Every day I worked in the shopping mall after ’94, I had to hear that wretched Elton John song. Every single morning.

Then in 1997, Princess Diana of Wales died in a brutal car accident, after being dogged by paparazzi.

If you have any doubts about Disney’s imprinting of the “Princess” ideal, you didn’t have a girlfriend on August 31, 1997.

Tread eggshells when you discuss Princess Di with American women. “Princesses” are ingrained now.

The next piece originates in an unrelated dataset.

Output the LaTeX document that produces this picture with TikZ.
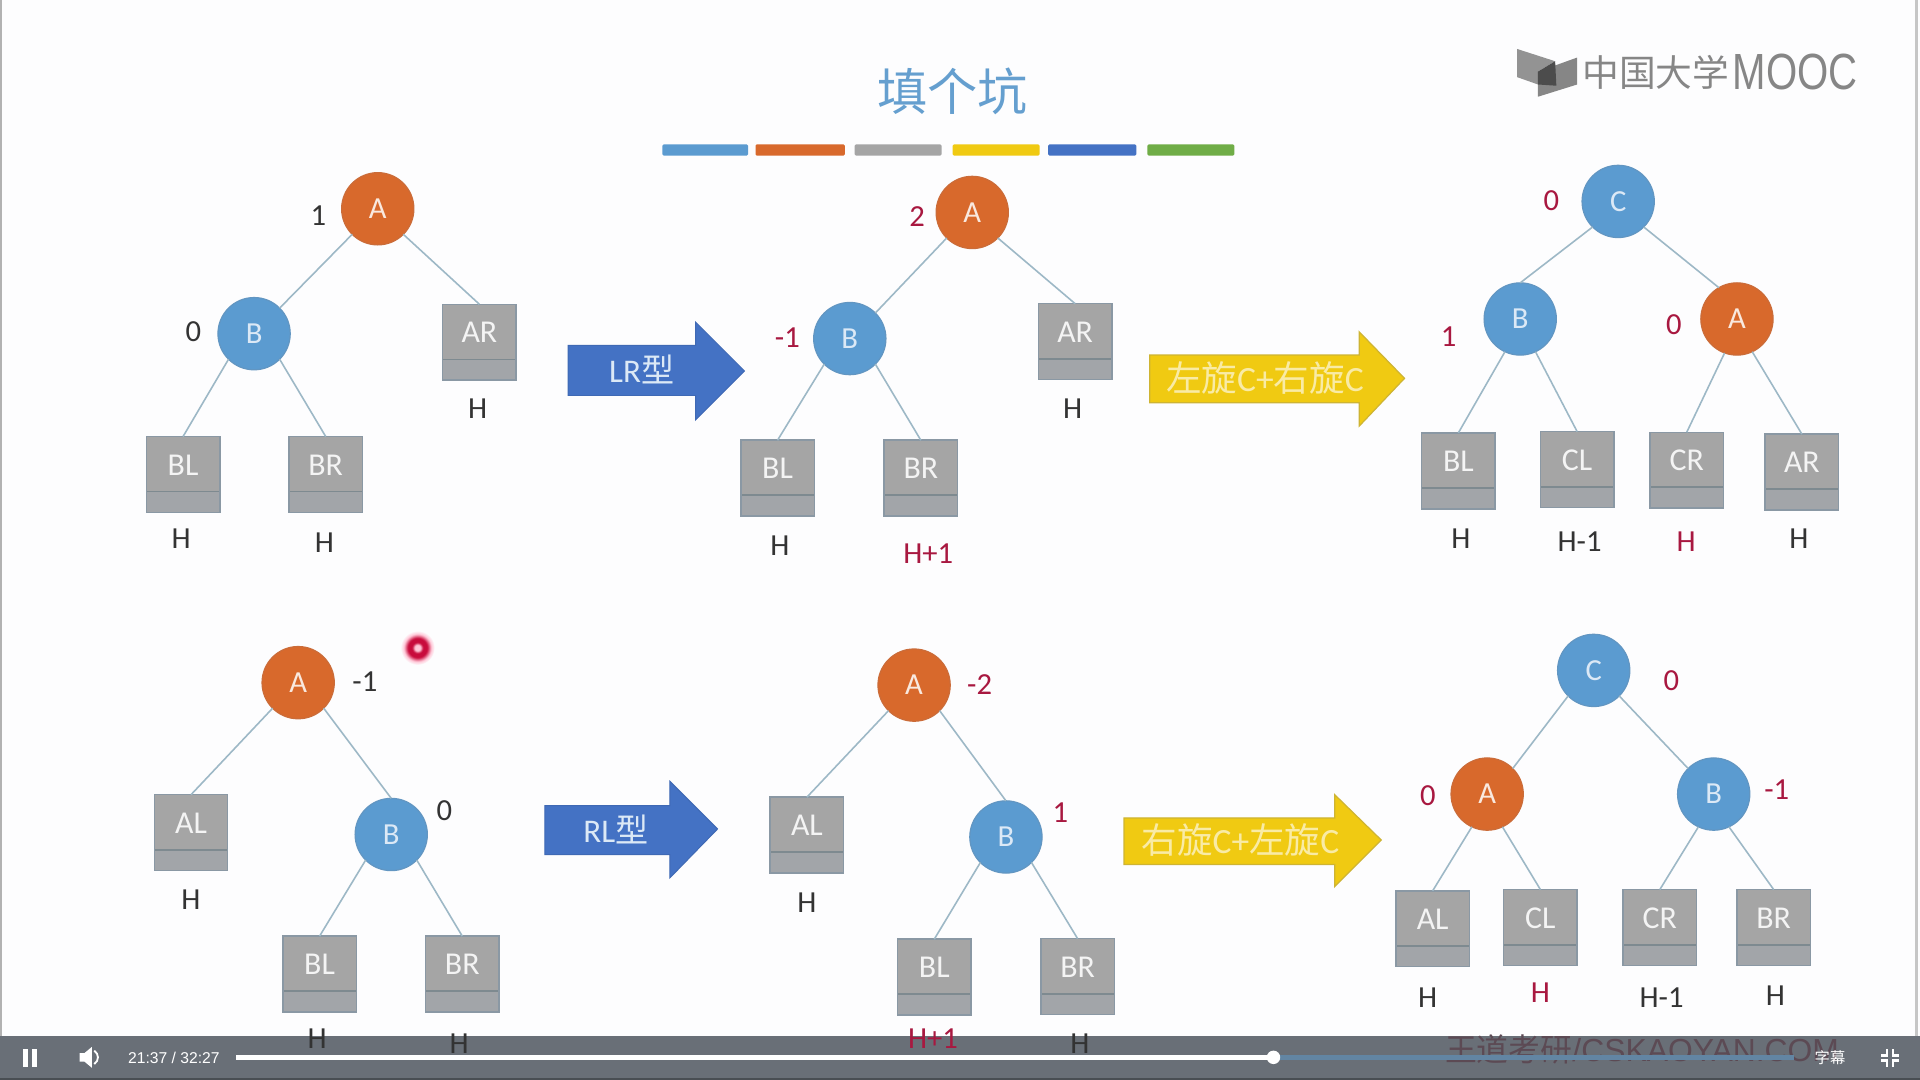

Elton John’s maudlin “Candle In The Wind” was rewritten as a special single, commemorating Di’s death. Originally, it was a memorial for Marilyn Monroe, then Ryan White, a boy who died of AIDS. By 1997, any integrity this dirge might’ve had was obliterated along with Diana’s limo.

[This is where I embedded a YouTube link to the song. I’m tired of replacing the link t0 that piece of shit every time it’s taken down. You go look it up.]

When I was a teen, the main Elton John song on the radio and MTV was “I’m Still Standing”. It’s not terrible, but it’s not great, either. In the 1980s, the AIDS scare caused the expected issues in the media for Elton. As Wayne Gale said in Natural Born Killers, Elton was coerced into claiming bisexuality, in Rolling Stone. That’s what you do to get the bastards to leave you alone; they will try to bring you down with your own sexuality, otherwise. That’s tactic number one in the Asshole Playbook: Stab at the aspects of your enemy’s identity that the average person can’t understand.

I truly loathe the songs “Levon”, “Your Song” and “Crocodile Rock”. I used to think “Daniel” was a Jimmy Buffett tune. “Don’t Let The Sun Go Down On Me” enrages me.